**Aim of the task:** Pull out exactly the lines from the line containing "Output the Python" to the line containing "years = list(range(1993, 2023))", both lines included, with pictures removed from the copy.

**Information supplied:**
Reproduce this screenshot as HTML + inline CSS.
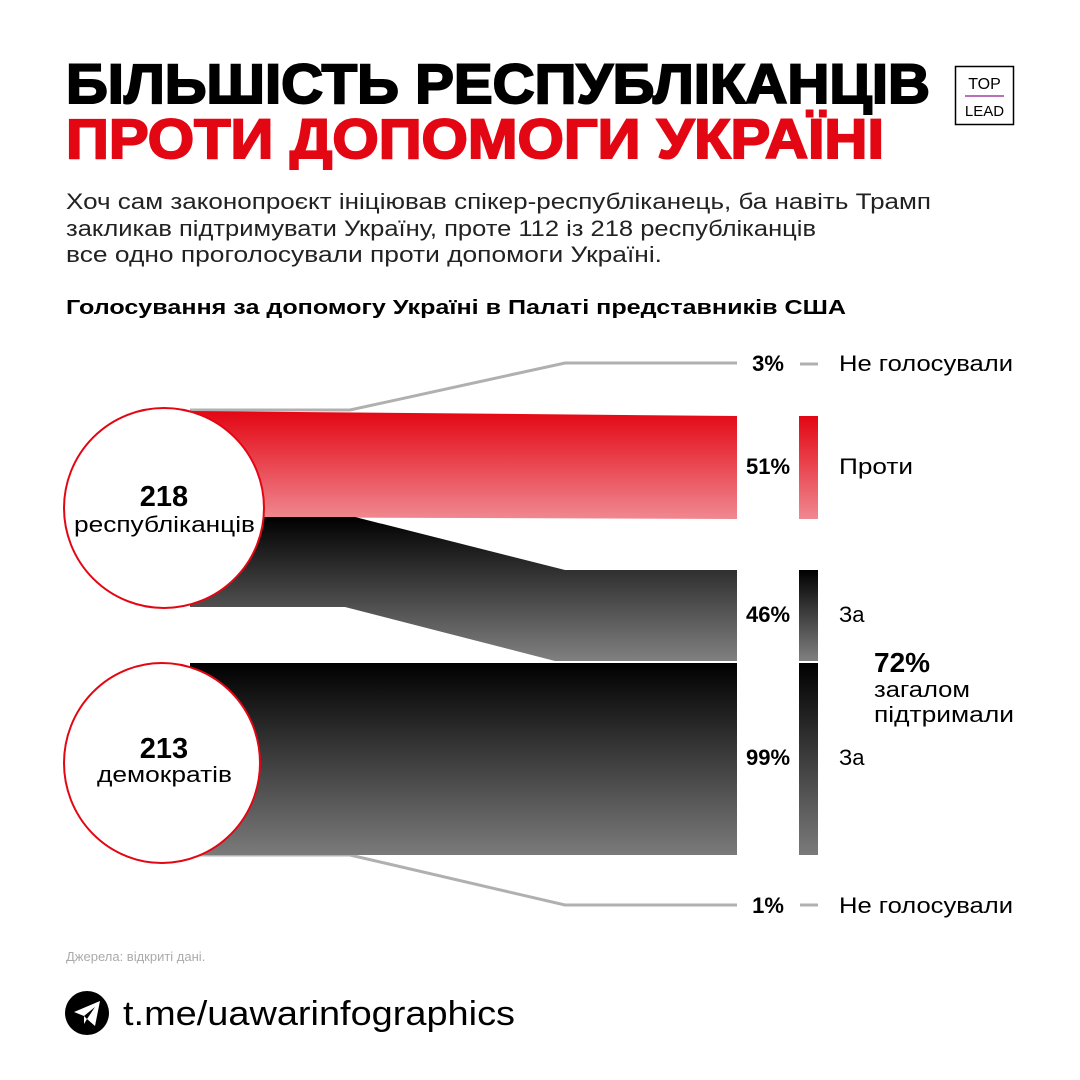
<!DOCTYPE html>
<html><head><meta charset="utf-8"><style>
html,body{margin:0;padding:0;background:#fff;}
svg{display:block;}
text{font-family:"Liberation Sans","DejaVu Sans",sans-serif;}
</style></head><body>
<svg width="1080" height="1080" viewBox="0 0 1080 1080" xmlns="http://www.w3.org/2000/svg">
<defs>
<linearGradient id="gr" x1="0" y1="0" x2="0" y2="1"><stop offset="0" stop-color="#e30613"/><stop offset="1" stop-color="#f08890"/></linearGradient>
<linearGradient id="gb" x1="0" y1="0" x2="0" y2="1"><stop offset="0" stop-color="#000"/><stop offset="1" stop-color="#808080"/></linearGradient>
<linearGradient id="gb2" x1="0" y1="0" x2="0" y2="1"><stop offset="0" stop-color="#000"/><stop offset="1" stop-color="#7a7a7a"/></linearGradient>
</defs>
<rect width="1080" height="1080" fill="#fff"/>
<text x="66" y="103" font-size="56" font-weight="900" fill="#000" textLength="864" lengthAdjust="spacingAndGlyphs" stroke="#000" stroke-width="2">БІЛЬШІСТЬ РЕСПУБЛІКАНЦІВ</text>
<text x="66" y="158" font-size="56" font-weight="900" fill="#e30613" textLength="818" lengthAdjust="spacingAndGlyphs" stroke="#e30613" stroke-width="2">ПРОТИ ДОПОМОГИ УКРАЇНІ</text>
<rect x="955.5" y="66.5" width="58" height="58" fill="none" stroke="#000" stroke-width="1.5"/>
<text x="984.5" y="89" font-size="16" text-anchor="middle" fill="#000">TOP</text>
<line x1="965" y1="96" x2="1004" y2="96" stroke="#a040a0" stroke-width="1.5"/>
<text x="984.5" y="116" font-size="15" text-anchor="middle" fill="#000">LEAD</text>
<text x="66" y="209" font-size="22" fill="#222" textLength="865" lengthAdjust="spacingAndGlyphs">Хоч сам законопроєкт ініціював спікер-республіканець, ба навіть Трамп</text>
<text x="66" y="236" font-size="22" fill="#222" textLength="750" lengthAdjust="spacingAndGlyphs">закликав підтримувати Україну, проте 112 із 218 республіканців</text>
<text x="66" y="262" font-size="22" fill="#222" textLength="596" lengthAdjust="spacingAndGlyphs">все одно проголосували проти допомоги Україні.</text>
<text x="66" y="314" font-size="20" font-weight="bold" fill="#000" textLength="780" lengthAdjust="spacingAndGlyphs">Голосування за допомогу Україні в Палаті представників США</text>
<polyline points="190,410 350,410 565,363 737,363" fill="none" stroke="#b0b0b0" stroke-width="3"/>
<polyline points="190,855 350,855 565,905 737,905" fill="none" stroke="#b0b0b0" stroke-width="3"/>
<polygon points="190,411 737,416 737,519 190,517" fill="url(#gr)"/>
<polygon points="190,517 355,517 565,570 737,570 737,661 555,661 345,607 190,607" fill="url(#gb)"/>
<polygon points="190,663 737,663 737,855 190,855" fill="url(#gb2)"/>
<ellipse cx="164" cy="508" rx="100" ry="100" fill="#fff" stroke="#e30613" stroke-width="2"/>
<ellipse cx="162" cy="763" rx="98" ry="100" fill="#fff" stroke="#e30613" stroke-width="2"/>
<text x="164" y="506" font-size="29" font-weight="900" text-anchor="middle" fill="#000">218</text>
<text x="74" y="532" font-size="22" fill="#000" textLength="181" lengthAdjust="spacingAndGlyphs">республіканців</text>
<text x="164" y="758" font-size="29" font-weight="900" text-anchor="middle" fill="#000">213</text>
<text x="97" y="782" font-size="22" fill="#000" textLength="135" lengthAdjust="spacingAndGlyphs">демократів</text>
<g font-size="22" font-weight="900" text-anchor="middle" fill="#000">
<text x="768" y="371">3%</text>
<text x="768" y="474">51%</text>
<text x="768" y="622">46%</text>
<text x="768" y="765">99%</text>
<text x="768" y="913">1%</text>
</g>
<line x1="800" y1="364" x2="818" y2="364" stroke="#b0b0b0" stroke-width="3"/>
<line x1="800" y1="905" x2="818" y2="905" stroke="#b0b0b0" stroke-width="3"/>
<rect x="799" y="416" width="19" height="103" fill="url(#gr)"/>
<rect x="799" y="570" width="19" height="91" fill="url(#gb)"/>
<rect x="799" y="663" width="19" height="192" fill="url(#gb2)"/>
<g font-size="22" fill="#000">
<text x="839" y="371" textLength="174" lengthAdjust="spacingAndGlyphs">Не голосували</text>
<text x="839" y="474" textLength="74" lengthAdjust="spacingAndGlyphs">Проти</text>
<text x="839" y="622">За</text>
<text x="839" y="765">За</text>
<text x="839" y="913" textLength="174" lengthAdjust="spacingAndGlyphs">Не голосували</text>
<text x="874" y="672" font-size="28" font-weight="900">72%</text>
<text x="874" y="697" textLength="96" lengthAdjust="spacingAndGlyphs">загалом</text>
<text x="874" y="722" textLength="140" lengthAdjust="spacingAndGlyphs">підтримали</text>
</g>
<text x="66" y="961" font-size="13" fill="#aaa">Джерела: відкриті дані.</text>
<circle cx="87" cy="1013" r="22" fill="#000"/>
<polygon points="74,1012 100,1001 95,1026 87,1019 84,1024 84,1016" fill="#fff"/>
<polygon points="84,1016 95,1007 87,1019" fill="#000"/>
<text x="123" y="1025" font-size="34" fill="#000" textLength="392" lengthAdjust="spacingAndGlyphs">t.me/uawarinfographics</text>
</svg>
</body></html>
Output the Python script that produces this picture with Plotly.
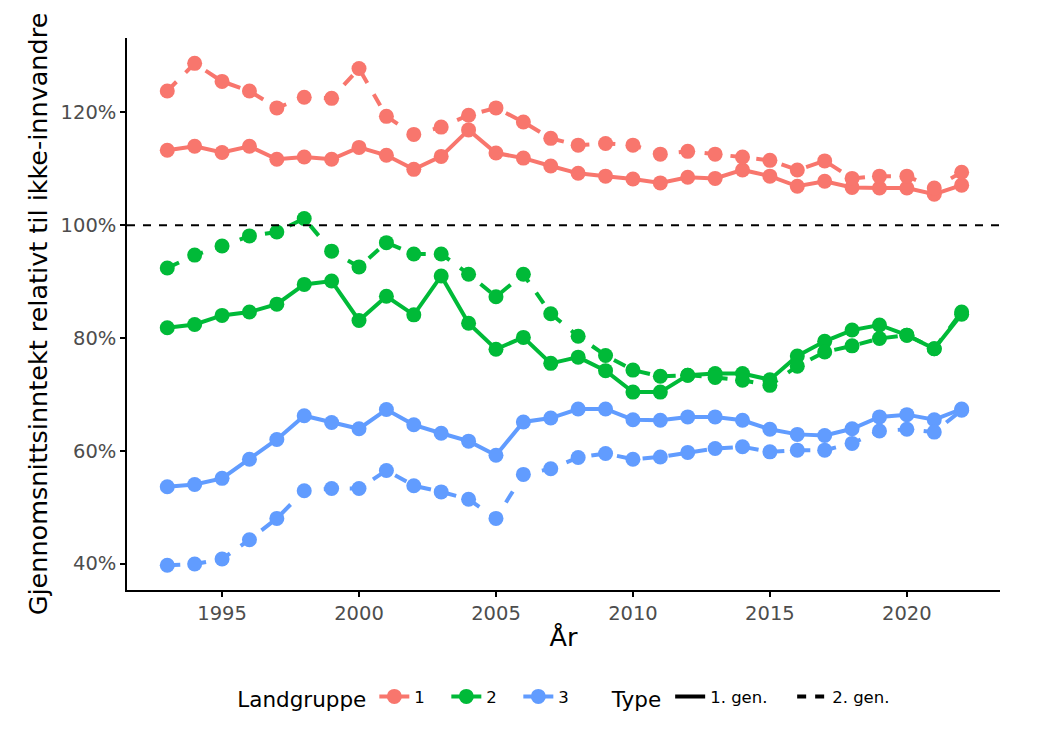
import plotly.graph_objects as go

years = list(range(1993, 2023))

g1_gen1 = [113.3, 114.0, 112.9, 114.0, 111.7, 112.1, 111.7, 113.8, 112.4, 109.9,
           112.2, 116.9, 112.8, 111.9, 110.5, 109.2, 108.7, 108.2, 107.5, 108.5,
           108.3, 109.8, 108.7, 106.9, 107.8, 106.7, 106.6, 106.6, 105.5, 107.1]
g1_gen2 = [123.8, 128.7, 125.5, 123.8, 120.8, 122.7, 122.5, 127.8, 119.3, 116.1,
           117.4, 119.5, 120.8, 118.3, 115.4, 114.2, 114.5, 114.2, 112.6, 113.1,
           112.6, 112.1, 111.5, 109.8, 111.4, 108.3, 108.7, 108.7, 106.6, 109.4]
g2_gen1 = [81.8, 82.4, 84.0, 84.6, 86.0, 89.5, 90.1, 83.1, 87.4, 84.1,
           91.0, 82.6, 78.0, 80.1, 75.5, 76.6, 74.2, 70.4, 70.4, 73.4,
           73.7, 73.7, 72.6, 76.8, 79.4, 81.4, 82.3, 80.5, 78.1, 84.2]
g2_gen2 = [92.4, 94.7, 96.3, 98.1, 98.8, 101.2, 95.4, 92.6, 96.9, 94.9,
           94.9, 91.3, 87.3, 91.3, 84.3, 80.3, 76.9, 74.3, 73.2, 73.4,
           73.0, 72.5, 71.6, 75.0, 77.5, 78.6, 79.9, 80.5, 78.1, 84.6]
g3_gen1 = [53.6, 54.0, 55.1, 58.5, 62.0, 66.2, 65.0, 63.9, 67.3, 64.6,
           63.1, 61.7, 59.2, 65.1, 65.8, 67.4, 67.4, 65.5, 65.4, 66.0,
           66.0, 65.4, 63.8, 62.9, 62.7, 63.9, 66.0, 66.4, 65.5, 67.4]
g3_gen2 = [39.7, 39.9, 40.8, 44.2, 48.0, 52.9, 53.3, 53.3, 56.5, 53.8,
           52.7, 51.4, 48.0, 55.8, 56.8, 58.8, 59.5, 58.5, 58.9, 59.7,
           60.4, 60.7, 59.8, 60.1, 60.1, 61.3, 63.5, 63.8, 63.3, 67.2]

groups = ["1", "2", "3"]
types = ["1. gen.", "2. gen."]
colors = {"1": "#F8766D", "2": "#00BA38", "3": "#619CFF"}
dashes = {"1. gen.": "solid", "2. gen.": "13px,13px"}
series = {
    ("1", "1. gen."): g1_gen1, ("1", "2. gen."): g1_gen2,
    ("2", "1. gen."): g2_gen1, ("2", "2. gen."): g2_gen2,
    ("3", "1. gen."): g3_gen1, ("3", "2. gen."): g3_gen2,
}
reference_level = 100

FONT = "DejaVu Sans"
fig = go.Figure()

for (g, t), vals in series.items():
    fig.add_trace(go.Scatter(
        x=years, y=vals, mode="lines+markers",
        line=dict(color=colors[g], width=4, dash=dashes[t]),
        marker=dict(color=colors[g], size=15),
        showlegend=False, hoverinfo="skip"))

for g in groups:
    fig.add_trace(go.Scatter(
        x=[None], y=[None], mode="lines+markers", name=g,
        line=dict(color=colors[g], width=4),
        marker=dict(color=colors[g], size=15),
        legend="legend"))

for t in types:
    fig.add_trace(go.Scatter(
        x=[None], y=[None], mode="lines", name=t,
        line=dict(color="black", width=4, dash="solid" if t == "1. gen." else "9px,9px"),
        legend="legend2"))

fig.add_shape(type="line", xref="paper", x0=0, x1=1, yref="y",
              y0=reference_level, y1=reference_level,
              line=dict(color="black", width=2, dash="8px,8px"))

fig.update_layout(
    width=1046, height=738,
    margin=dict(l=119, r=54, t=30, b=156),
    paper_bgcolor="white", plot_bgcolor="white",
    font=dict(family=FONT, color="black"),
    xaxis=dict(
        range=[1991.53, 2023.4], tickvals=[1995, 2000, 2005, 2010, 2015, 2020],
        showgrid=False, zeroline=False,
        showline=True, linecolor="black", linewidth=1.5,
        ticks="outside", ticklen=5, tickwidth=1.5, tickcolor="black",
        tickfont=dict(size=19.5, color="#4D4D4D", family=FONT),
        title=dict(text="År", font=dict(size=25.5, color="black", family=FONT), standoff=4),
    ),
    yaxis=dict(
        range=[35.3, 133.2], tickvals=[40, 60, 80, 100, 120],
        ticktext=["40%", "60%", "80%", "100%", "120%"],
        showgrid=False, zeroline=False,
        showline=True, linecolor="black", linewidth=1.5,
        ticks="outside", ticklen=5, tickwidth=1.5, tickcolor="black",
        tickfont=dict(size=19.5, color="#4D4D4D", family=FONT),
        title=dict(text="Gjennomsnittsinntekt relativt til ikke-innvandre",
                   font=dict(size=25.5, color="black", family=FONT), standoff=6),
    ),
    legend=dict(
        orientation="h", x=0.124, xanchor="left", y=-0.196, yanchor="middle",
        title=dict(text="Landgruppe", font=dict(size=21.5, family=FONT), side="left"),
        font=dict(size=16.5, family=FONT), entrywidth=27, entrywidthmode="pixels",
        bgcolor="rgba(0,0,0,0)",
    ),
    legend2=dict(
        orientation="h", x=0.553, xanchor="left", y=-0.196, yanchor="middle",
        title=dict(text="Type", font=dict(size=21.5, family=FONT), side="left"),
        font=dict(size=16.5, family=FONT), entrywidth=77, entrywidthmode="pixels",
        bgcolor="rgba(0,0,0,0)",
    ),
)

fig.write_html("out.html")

**Finished answer:**
Output the Python script that produces this picture with Plotly.
import plotly.graph_objects as go

years = list(range(1993, 2023))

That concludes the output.